R includes native support for vector/matrix operations, as per the simple numeric arithmetic examples above and more.
a <- 1:4; b <- 4:1
a + b # vectorised addition
# [1] 5 5 5 5
a - b # vectorised subtract
# -3 -1 1 3
a * b # vectorised multiply
# [1] 4 6 6 4
a/b # vectorised divide
# [1] 0.2500000 0.6666667 1.5000000 4.0000000
a %% b # vectorised modulo
# [1] 1 2 1 0
a %/% b # integer division
# [1] 0 0 1 4
a %*% b # matrix product
# [,1]
# [1,] 20
a %o% b # cartesian product
# [,1] [,2] [,3] [,4]
# [1,] 4 3 2 1
# [2,] 8 6 4 2
# [3,] 12 9 6 3
# [4,] 16 12 8 4
3.7.5 Coercion
Even though variables can be of a certain type, they can be coerced into another type.
"2" + "2"
Error in "2" + "2" : non-numeric argument to binary operator
as.numeric("2") + as.numeric("2") # now you can
# [1] 4
3.8 Logical operators
Logical operations can be performed on variables.
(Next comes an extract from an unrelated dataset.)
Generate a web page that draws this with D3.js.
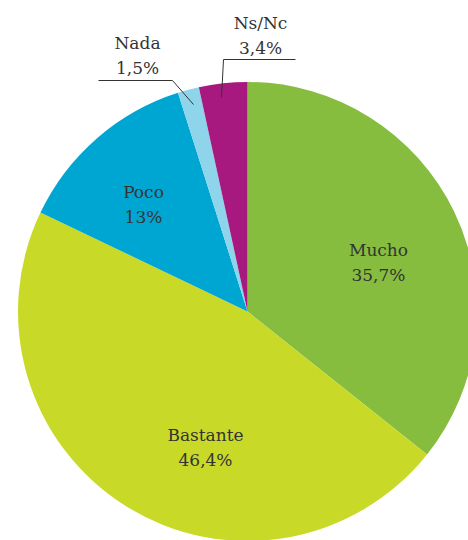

# define four seperate variables in one statement
a <- 3; b <- 4; y <- TRUE; n <- FALSE; d <- 1:4;
a >= b # is a greater than or equal to b
# [1] FALSE
a == b # is a equal to b
# [1] FALSE
a != b # is a not equal to b
# [1] TRUE
a < b # is a less than b
# [1] TRUE
y && n # are both y and n true
# [1] FALSE
y || n # either y or n is true
# [1] TRUE
y != n # y is not equal to b
# [1] TRUE
!n # not n
# [1] TRUE
!y # not y
# [1] FALSE
!!y # not(not y)
# [1] TRUE
1 %in% d # is contained in
# [1] TRUE
3.1 Comments
Comments are lines of code that are ignored when the code is run. Comments can be single line or span multiple lines. It is good practise to include comments that enable a user to understand the intention of the code and flag its limitations.
Different languages have different comment syntax. In R, comments cannot span more than a single line of code and are introduced by the reserved
#
symbol.In the sections that follow, comments will be used to detail the output of the sample code that precedes it.